Capital needs in Gahanna are seriously underfunded, Mayor Becky Stinchcomb told Gahanna City Council committee members Oct. 15.

Assistant city administrator Brandi Braun provided council last week with an updated five-year capital-needs assessment plan that was launched last year.

"Last year we started the foundation for the capital improvement plan that's best practice for local governments," Braun said. "We started the process of a five-year capital-needs assessment based on our mission and vision. There's not a lot that has changed. There are five projects that are brand new to the plan."

She said capital needs are defined as items that cost at least $5,000 and have a useful life of at least five years.

The city identified priority levels, with priority 1 a must-do, priority 2 a should-do and priority 3 a could-do.

"We're funding one quarter of the needs," Stinchcomb said. "We're underfunding capital needs and deferring things that shouldn't be deferred. We believe we are seriously underfunding and need to take a good look at this."

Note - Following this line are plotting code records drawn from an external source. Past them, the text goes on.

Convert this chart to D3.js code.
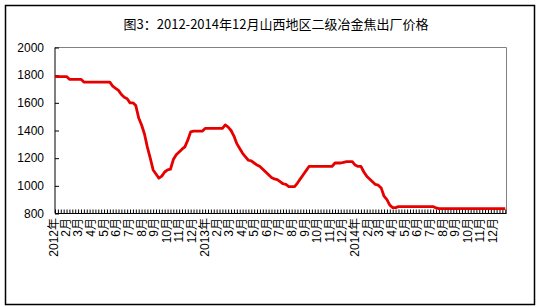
<!DOCTYPE html>
<html>
<head>
<meta charset="utf-8">
<script src="https://cdn.jsdelivr.net/npm/d3@7"></script>
<style>
  body { margin: 0; background: #fff; }
  text { font-family: "Liberation Sans", Arial, "Noto Sans CJK SC", sans-serif; font-size: 12px; fill: #000; }
</style>
</head>
<body>
<div id="chart"></div>
<script>
// chart text
var title = "图3：2012-2014年12月山西地区二级冶金焦出厂价格";

// y axis ticks
var yTicks = [800, 1000, 1200, 1400, 1600, 1800, 2000];

// x labels, one per month
var monthLabels = [
  "2012年", "2月", "3月", "4月", "5月", "6月", "7月", "8月", "9月", "10月", "11月", "12月",
  "2013年", "2月", "3月", "4月", "5月", "6月", "7月", "8月", "9月", "10月", "11月", "12月",
  "2014年", "2月", "3月", "4月", "5月", "6月", "7月", "8月", "9月", "10月", "11月", "12月"
];

// weekly price, first week starts 2012-01-01
var firstWeek = new Date(2012, 0, 1);
var prices = [
  1790, 1790, 1790, 1790, 1790, 1770, 1770, 1770, 1770, 1770,
  1750, 1750, 1750, 1750, 1750, 1750, 1750, 1750, 1750, 1750,
  1720, 1705, 1690, 1660, 1640, 1630, 1600, 1600, 1580, 1490,
  1440, 1375, 1280, 1200, 1115, 1085, 1055, 1070, 1100, 1115,
  1120, 1190, 1225, 1245, 1265, 1282, 1330, 1390, 1395, 1395,
  1395, 1395, 1415, 1415, 1415, 1415, 1415, 1415, 1415, 1440,
  1425, 1400, 1360, 1305, 1270, 1235, 1210, 1185, 1180, 1165,
  1150, 1140, 1120, 1100, 1080, 1060, 1050, 1045, 1030, 1015,
  1010, 995, 995, 995, 1020, 1050, 1080, 1110, 1140, 1140,
  1140, 1140, 1140, 1140, 1140, 1140, 1140, 1165, 1165, 1165,
  1170, 1175, 1175, 1175, 1150, 1140, 1140, 1100, 1070, 1050,
  1030, 1010, 1005, 985, 925, 900, 860, 843, 843, 850,
  850, 850, 850, 850, 850, 850, 850, 850, 850, 850,
  850, 850, 840, 835, 835, 835, 835, 835, 835, 835,
  835, 835, 835, 835, 835, 835, 835, 835, 835, 835,
  835, 835, 835, 835, 835, 835, 835
];

var W = 539, H = 307;
var plot = {left: 55, right: 506.5, top: 47.5, bottom: 213.5};

var dataset = prices.map(function(p, i) {
  return {date: d3.timeDay.offset(firstWeek, i * 7), y: p};
});

var svg = d3.select("#chart").append("svg")
  .attr("width", W)
  .attr("height", H);

// outer frame
svg.append("rect")
  .attr("x", 5.5).attr("y", 5.5)
  .attr("width", 529).attr("height", 299)
  .attr("fill", "#fff")
  .attr("stroke", "#000")
  .attr("stroke-width", 1.5);

svg.append("text")
  .attr("x", 276)
  .attr("y", 29)
  .attr("text-anchor", "middle")
  .style("font-family", "'Noto Sans CJK SC', sans-serif")
  .style("font-size", "13px")
  .text(title);

var xScale = d3.scaleTime()
  .domain([new Date(2012, 0, 1), new Date(2014, 11, 31)])
  .range([plot.left, plot.right]);

var yScale = d3.scaleLinear()
  .domain([800, 2000])
  .range([plot.bottom, plot.top]);

// plot area border (gray top / right)
svg.append("path")
  .attr("d", "M" + plot.left + "," + plot.top + "H" + plot.right + "V" + plot.bottom)
  .attr("fill", "none")
  .attr("stroke", "#808080")
  .attr("stroke-width", 1);

// y axis, ticks pointing inside
var yAxis = svg.append("g")
  .attr("transform", "translate(" + plot.left + ",0)")
  .call(d3.axisRight(yScale).tickValues(yTicks).tickSize(4).tickFormat(""));
yAxis.select(".domain").attr("stroke", "#000").attr("d", "M0," + plot.top + "V" + plot.bottom);
yAxis.selectAll(".tick line").attr("stroke", "#000");

svg.selectAll(".ylab")
  .data(yTicks)
  .enter().append("text")
  .attr("class", "ylab")
  .attr("x", 44)
  .attr("y", function(d) { return yScale(d); })
  .attr("dy", "0.35em")
  .attr("text-anchor", "end")
  .text(function(d) { return d; });

// x axis, weekly ticks pointing up
var xAxis = svg.append("g")
  .attr("transform", "translate(0," + plot.bottom + ")")
  .call(d3.axisTop(xScale).tickValues(dataset.map(function(d) { return d.date; })).tickSize(4).tickFormat(""));
xAxis.select(".domain").attr("stroke", "#000").attr("d", "M" + plot.left + ",0H" + plot.right);
xAxis.selectAll(".tick line").attr("stroke", "#000");

var months = d3.timeMonth.range(new Date(2012, 0, 1), new Date(2015, 0, 1));
svg.selectAll(".xlab")
  .data(monthLabels)
  .enter().append("text")
  .attr("class", "xlab")
  .attr("transform", function(d, i) {
    return "translate(" + (xScale(months[i]) - 1.5) + ",218) rotate(-90)";
  })
  .attr("dy", "0.35em")
  .attr("text-anchor", "end")
  .text(function(d) { return d; });

// price line
var line = d3.line()
  .x(function(d) { return xScale(d.date); })
  .y(function(d) { return yScale(d.y); });

svg.append("path")
  .datum(dataset)
  .attr("d", line)
  .attr("fill", "none")
  .attr("stroke", "#e60000")
  .attr("stroke-width", 2.8)
  .attr("stroke-linejoin", "round");
</script>
</body>
</html>
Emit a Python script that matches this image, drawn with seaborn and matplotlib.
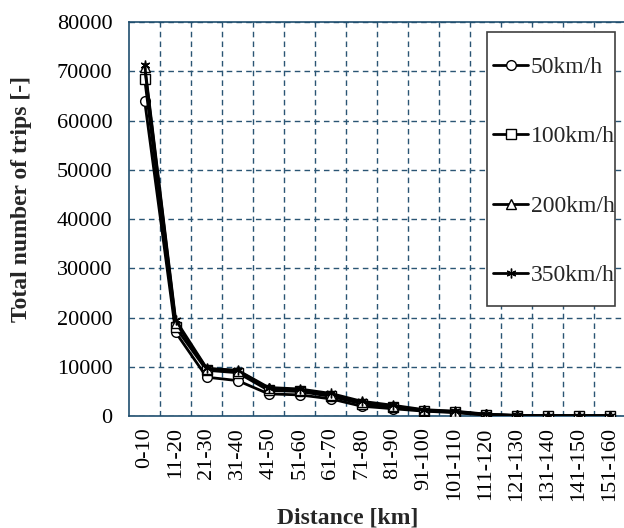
import pandas as pd
import seaborn as sns
import matplotlib
matplotlib.use("Agg")
import matplotlib.pyplot as plt
from matplotlib.patches import Rectangle
from matplotlib.ticker import FixedLocator

# Dados
distancias = ["0-10", "11-20", "21-30", "31-40", "41-50", "51-60", "61-70", "71-80",
              "81-90", "91-100", "101-110", "111-120", "121-130", "131-140", "141-150", "151-160"]
v50 = [64000, 17000, 7900, 7200, 4500, 4300, 3500, 2000, 1500, 1000, 700, 200, 100, 60, 50, 40]
v100 = [68500, 18000, 9300, 8800, 5200, 5000, 4000, 2500, 1800, 1100, 800, 300, 110, 70, 60, 50]
v200 = [70800, 19000, 9600, 9200, 5600, 5300, 4300, 2800, 2000, 1200, 900, 350, 120, 80, 70, 60]
v350 = [71300, 19500, 9700, 9300, 5800, 5500, 4600, 3000, 2200, 1300, 1000, 400, 130, 90, 80, 70]
series = ["50km/h", "100km/h", "200km/h", "350km/h"]
markers = ["o", "s", "^", (6, 2, 0)]

df = pd.DataFrame({"Distance": distancias, "50km/h": v50, "100km/h": v100,
                   "200km/h": v200, "350km/h": v350})
df["pos"] = range(len(distancias))

sns.set_style("white")
plt.rcParams["font.family"] = ["Liberation Serif", "DejaVu Serif"]

fig = plt.figure(figsize=(6.24, 5.28), dpi=100)
ax = fig.add_axes([0.207, 0.212, 0.795, 0.746])

for s, m in zip(series, markers):
    sns.lineplot(data=df, x="pos", y=s, ax=ax, color="black", linewidth=2.0,
                 marker=m, markersize=7 if m != "^" else 7.5,
                 markerfacecolor="white", markeredgecolor="black",
                 markeredgewidth=1.0, label=s, zorder=3)

ax.set_xlim(-0.5, len(distancias) - 0.5)
ax.set_ylim(0, 80000)
ax.set_yticks(range(0, 80001, 10000))
ax.set_xticks(df["pos"])
ax.set_xticklabels(distancias, rotation=90)
ax.xaxis.set_minor_locator(FixedLocator([i + 0.5 for i in range(len(distancias) - 1)]))
ax.tick_params(axis="both", which="both", length=0, labelsize=16, colors="black")
ax.tick_params(axis="x", pad=8)
ax.tick_params(axis="y", pad=12)

grid_kw = dict(color="#2a5574", linestyle=(0, (4, 3)), linewidth=1.0)
ax.grid(axis="y", which="major", **grid_kw)
ax.grid(axis="x", which="minor", **grid_kw)
ax.grid(axis="x", which="major", visible=False)

for side in ["left", "bottom", "top"]:
    ax.spines[side].set_color("#1f4e6e")
    ax.spines[side].set_linewidth(1.2)
ax.spines["right"].set_visible(False)

ax.set_xlabel("Distance [km]", fontsize=17, fontweight="bold")
ax.xaxis.set_label_coords(0.44, -0.233)
ax.set_ylabel("Total number of trips [-]", fontsize=17, fontweight="bold")
ax.yaxis.set_label_coords(-0.196, 0.551)

# caixa da legenda (estilo Excel)
caixa = Rectangle((0.722, 0.279), 0.258, 0.696, transform=ax.transAxes,
                  facecolor="white", edgecolor="#404040", linewidth=1.2, zorder=4)
ax.add_patch(caixa)

leg = ax.legend(loc="upper left", bbox_to_anchor=(0.724, 0.925), fontsize=17,
                frameon=False, labelspacing=2.03, handlelength=1.5,
                handletextpad=0.1, borderpad=0.2, borderaxespad=0.0)
leg.set_zorder(5)
for line in leg.get_lines():
    line.set_linewidth(2.0)

fig.savefig("out.png", dpi=100)
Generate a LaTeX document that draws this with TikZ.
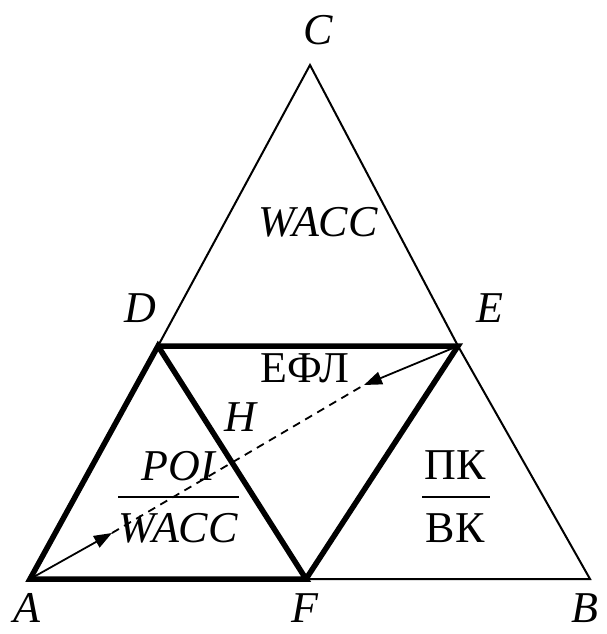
\documentclass[tikz,border=0pt]{standalone}
\usepackage{fontspec}
\setmainfont{Liberation Serif}
\usetikzlibrary{arrows.meta}
\begin{document}
\begin{tikzpicture}[x=1pt,y=-1pt,
  thinline/.style={line width=2pt},
  thickline/.style={line width=5.5pt},
  arrowline/.style={line width=1.8pt,-{Triangle[length=18pt,width=13pt]}},
  dashline/.style={line width=1.8pt,dash pattern=on 8pt off 6pt},
  lbl/.style={inner sep=0pt,font=\fontsize{44}{50}\selectfont\itshape},
  txt/.style={inner sep=0pt,font=\fontsize{44}{50}\selectfont}]
\useasboundingbox (0,0) rectangle (607,634);
\coordinate (A) at (30,579);
\coordinate (B) at (590,579);
\coordinate (C) at (310,65);
\coordinate (D) at (158,346);
\coordinate (E) at (458,346);
\coordinate (F) at (306,579);
\coordinate (P1) at (112,533);
\coordinate (P2) at (364,385);
% thin outer lines
\draw[thinline] (D) -- (C) -- (E) -- (B) -- (F);
% thick inner triangles
\draw[thickline] (A) -- (D) -- (F) -- cycle;
\draw[thickline] (D) -- (E) -- (F);
% arrows and dashed line
\draw[arrowline] (A) -- (P1);
\draw[arrowline] (E) -- (P2);
\draw[dashline] (P1) -- (P2);
% vertex labels
\node[lbl] (lC) at (318,30) {C};
\node[lbl] (lD) at (140,308) {D};
\node[lbl] (lE) at (490,308) {E};
\node[lbl] (lA) at (27,608) {A};
\node[lbl] (lF) at (305,608) {F};
\node[lbl] (lB) at (585,608) {B};
\node[lbl] (lH) at (240,417) {H};
% region labels
\node[lbl] (w1) at (318,222) {WACC};
\node[txt] (efl) at (305,368) {ЕФЛ};
\node[lbl] (poi) at (178,466) {POI};
\node[lbl] (w2) at (178,528) {WACC};
\draw[line width=1.4pt] (118,497) coordinate (f1a) -- (239,497) coordinate (f1b);
\node[txt] (pk) at (455,465) {ПК};
\node[txt] (vk) at (455,528) {ВК};
\draw[line width=1.4pt] (422,497) coordinate (f2a) -- (490,497) coordinate (f2b);
\end{tikzpicture}
\end{document}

The five-year revised assessment includes $50.8 million in capital needs, of which is $9.7 million is identified for 2014. The assessment includes $16.5 million ($3.2 million to 3.4 million annually) in ongoing operating capital programs and $34.3 million in needed capital improvements and projects throughout the city.

Because of revenue constraints, the 2014 appropriations request is expected to include $2.5 million in capital funding, or 25 percent of the total needs for the year.

The details of which projects will be funded and at what levels are expected to be included in a future appropriations request.

Braun said a review of the capital-needs assessments sets the stage for appropriations to be discussed during the first committee meeting in November.

"Based upon our revised capital-needs assessment, the city will only be able to fund a fraction of the capital needs identified for next year," Stinchcomb said. "The impact of deferring these projects is cumulative and will not simply disappear on its own. As a result, we will continue to address these concerns as we move forward in the budget planning process."

Included in the revised assessment are $2.4 million in projects that were identified as 2013 needs but weren't funded as a result of limited resources.

Those items include a new front pool and facility improvements; Buckles tract infrastructure development; Claycraft/Morrison improvements; Ohio Herb Education Center garden improvements and irrigation; a new wash bay at the operations complex; a Gahanna canoe launch; and Academy restrooms and concessions.

An additional $600,000 in projects also was deferred as part of the administration's tax budget process in June. Those projects included entryway signs and features; signs and gateways for the office, commerce and technology district; and a Headley soccer field rebuild and irrigation.

New to the assessment are five projects that were identified last year: Agler Road improvement/relocation; crosswalk upgrades; generator transfer switch; Morse Road Columbus project-Hamilton-Trellis; and police facility remodel of locker room/storage.

In addition to providing the revised assessment to council, finance director Jennifer Teal summarized the city's third-quarter finances.

Although general-fund revenue has exceeded expenses through Sept. 30, she said, it's because of a one-time spike in revenue sources and conscious spending reductions by the administration to conserve resources for the future.